The study, conducted by Liases Foras, indicated that the realty market is at the all time low.

"The realty prices have reached unaffordable levels which has prompted many buyers to postpone their buying plans," said Pankaj Kapoor, CEO, Liases Foras.

Another major finding was that the number of unsold apartments in the Mumbai Metropolitan Region (MMR), which includes Thane, Navi Mumbai and Raigad apart from Mumbai are 95,000 units. "The same trend is visible all across where prices have risen exorbitantly," he added.

Kapoor predicts that prices will come down in the next few months.

However, builders disagree with the figures calling them exaggerated.

"These numbers are impractical as no builder can sustain himself with this kind of unsold inventory," said Sunil Mantri, Chairman, Indian Merchants Chamber (Real Estate Committee).

Babulal Verma, chairman and managing director, Omkar Realtors and Developers Pvt Ltd agrees with Mantri. "Sales are taking place but at a slower pace.

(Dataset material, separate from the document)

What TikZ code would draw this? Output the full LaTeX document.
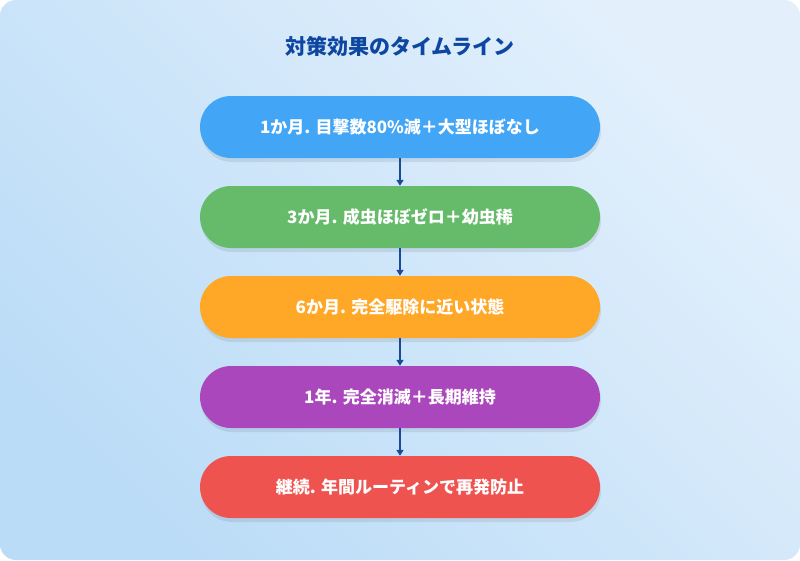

The city does not have these many unsold flats at all," said Verma.

In the last one year, realty prices have risen to a record high, dissuading buyers from purchasing property.

In addition, the Reserve Bank of India has tightened lending norms and also hiked interest rates on home loans thus forcing many to put off their buying plans.

Housing activists, however, agree with the study and blame the greed of builders for this phenomenon.

"Builders are just hoarding the stock expecting to make a killing with high prices," said noted housing activist Advocate Vinod Sampat.

"Genuine buyers are the ultimate sufferers of this greed," Sampat added.